#### [Exercise brief]
Extract each line bearing the word "with".

#### [Dataset excerpt]
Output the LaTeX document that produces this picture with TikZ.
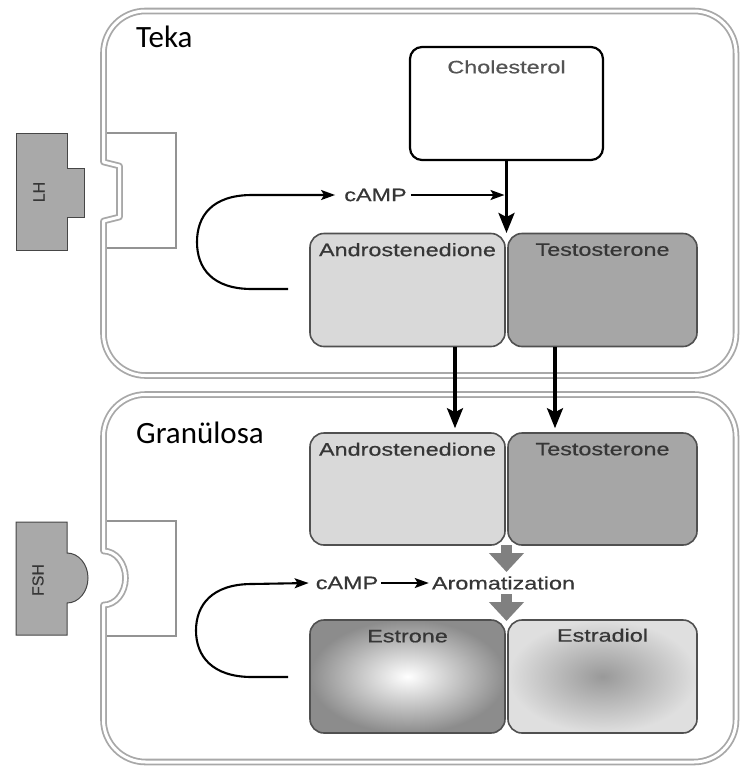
\documentclass[tikz,border=0pt]{standalone}
\usepackage{fontspec}
\usetikzlibrary{arrows.meta}
\newfontfamily\cellfont{Carlito}
\newfontfamily\lblfont[FakeStretch=1.3,FakeBold=0.6]{Liberation Sans}
\newfontfamily\ligfont[FakeBold=0.4]{Liberation Sans}
\definecolor{wallgray}{HTML}{A8A8A8}
\definecolor{boxedge}{HTML}{505050}
\definecolor{lightfill}{HTML}{D9D9D9}
\definecolor{darkfill}{HTML}{A6A6A6}
\definecolor{txt}{HTML}{363636}
\definecolor{ligfill}{HTML}{A9A9A9}
\definecolor{blockarrow}{HTML}{808080}
\begin{document}
\begin{tikzpicture}[x=1pt,y=-1pt,
  wall/.style={draw=wallgray, line width=1.8pt, double=white, double distance=3pt, line join=round},
  receptor/.style={draw=gray!85, line width=1.3pt},
  ligand/.style={fill=ligfill, draw=gray!55!black, line width=1pt},
  hormone/.style={draw=boxedge, line width=1.6pt, rounded corners=14pt, minimum height=113pt, inner sep=0pt},
  lbl/.style={font=\lblfont\fontsize{18}{20}\selectfont, text=txt, inner sep=0pt},
  liglbl/.style={font=\ligfont\fontsize{16}{18}\selectfont, text=txt, inner sep=0pt, rotate=90},
  celllbl/.style={font=\cellfont\fontsize{31}{36}\selectfont, inner sep=0pt, anchor=west},
  flow/.style={line width=3.2pt, -{Stealth[length=20pt,width=16pt,inset=4pt]}},
  signal/.style={line width=2.1pt, -{Stealth[length=14pt,width=10pt,inset=3pt]}},
  block/.style={line width=11pt, draw=blockarrow, -{Triangle[length=19pt,width=34pt]}}
]
\fill[white] (0,0) rectangle (741,769);
\useasboundingbox (0,0) rectangle (741,769);

% theca cell membrane with the LH receptor notch
\draw[wall] (103.5,221) -- (103.5,333.5) arc[start angle=180,end angle=270,radius=42pt]
  -- (694,375.5) arc[start angle=270,end angle=360,radius=42pt]
  -- (736,53) arc[start angle=0,end angle=90,radius=42pt]
  -- (145.5,11) arc[start angle=90,end angle=180,radius=42pt]
  -- (103.5,162) -- (119.5,166) -- (119.5,217) -- cycle;

% granulosa cell membrane with the FSH receptor pocket
\draw[wall] (103.5,605) -- (103.5,720) arc[start angle=180,end angle=270,radius=42pt]
  -- (694,762) arc[start angle=270,end angle=360,radius=42pt]
  -- (736,436.5) arc[start angle=0,end angle=90,radius=42pt]
  -- (145.5,394.5) arc[start angle=90,end angle=180,radius=42pt]
  -- (103.5,551) arc[start angle=90,end angle=-90,x radius=22pt,y radius=27pt] -- cycle;

% receptors
\draw[receptor] (107,133) -- (176,133) -- (176,248) -- (107,248);
\draw[receptor] (107,521) -- (176,521) -- (176,636) -- (107,636);

% hormones
\draw[ligand] (16,133) -- (67,133) -- (67,168) -- (84,168) -- (84,217) -- (67,217) -- (67,250) -- (16,250) -- cycle;
\node[liglbl] (lh) at (39,192) {LH};
\draw[ligand] (16,522) -- (67,522) -- (67,553) arc[start angle=90,end angle=-90,x radius=21pt,y radius=25pt] -- (67,635) -- (16,635) -- cycle;
\node[liglbl] (fsh) at (38,580) {FSH};

% cell names
\node[celllbl] (teka) at (136,37) {Teka};
\node[celllbl] (gran) at (136,433) {Granülosa};

% theca: steroid boxes
\node[draw=black, line width=2.2pt, rounded corners=12pt, minimum width=193pt, minimum height=113pt, fill=white, inner sep=0pt] (chol) at (506.5,103.5) {};
\node[lbl, text=txt!85] (chollab) at ([yshift=-21pt]chol.north) {Cholesterol};
\node[hormone, fill=lightfill, minimum width=195pt] (ta) at (407.5,290) {};
\node[hormone, fill=darkfill, minimum width=189pt] (tt) at (602.5,290) {};
\node[lbl] (talab) at ([yshift=-17pt]ta.north) {Androstenedione};
\node[lbl] (ttlab) at ([yshift=-17pt]tt.north) {Testosterone};

% granulosa: steroid boxes
\node[hormone, fill=lightfill, minimum width=195pt, minimum height=112pt] (ba) at (407.5,489) {};
\node[hormone, fill=darkfill, minimum width=189pt, minimum height=112pt] (bt) at (602.5,489) {};
\node[lbl] (balab) at ([yshift=-17pt]ba.north) {Androstenedione};
\node[lbl] (btlab) at ([yshift=-17pt]bt.north) {Testosterone};
\node[hormone, shade, inner color=white, outer color=gray!90, minimum width=195pt] (es) at (407.5,676.5) {};
\node[hormone, shade, inner color=gray!80, outer color=gray!25, minimum width=189pt] (ed) at (602.5,676.5) {};
\node[lbl] (eslab) at ([yshift=-17pt]es.north) {Estrone};
\node[lbl] (edlab) at ([yshift=-16pt]ed.north) {Estradiol};

% theca signalling
\coordinate (tj) at (506.5,233);
\coordinate (hit) at (504.5,195);
\coordinate (loop1) at (288,289);
\node[lbl] (camp1) at (375.5,195) {cAMP};
\draw[flow] (chol.south) -- (tj);
\draw[signal] (loop1) -- (252,289) .. controls (212,289) and (197,268) .. (197,242)
  .. controls (197,216) and (212,195) .. (252,195) -- ([xshift=-9pt]camp1.west);
\draw[signal] ([xshift=4pt]camp1.east) -- (hit);

% transfer between the cells
\draw[flow] ([xshift=47.5pt]ta.south) -- ([xshift=47.5pt,yshift=4pt]ba.north);
\draw[flow] ([xshift=-47.5pt]tt.south) -- ([xshift=-47.5pt,yshift=4pt]bt.north);

% granulosa signalling and aromatization
\coordinate (bj) at (506.5,545);
\coordinate (bj2) at (506.5,572);
\coordinate (bj3) at (506.5,594);
\coordinate (bj4) at (506.5,621);
\coordinate (loop2) at (288,677);
\node[lbl] (camp2) at (347,583) {cAMP};
\node[lbl] (arom) at (503.5,583) {Aromatization};
\draw[block] (bj) -- (bj2);
\draw[block] (bj3) -- (bj4);
\draw[signal] (loop2) -- (252,677) .. controls (212,677) and (196,656) .. (196,630.5)
  .. controls (196,605) and (212,584) .. (252,584) -- ([xshift=-7pt]camp2.west);
\draw[signal] ([xshift=3pt]camp2.east) -- ([xshift=-3pt]arom.west);
\end{tikzpicture}
\end{document}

#### [Output for this exercise]
Output the LaTeX document that produces this picture with TikZ.
% theca cell membrane with the LH receptor notch
% granulosa cell membrane with the FSH receptor pocket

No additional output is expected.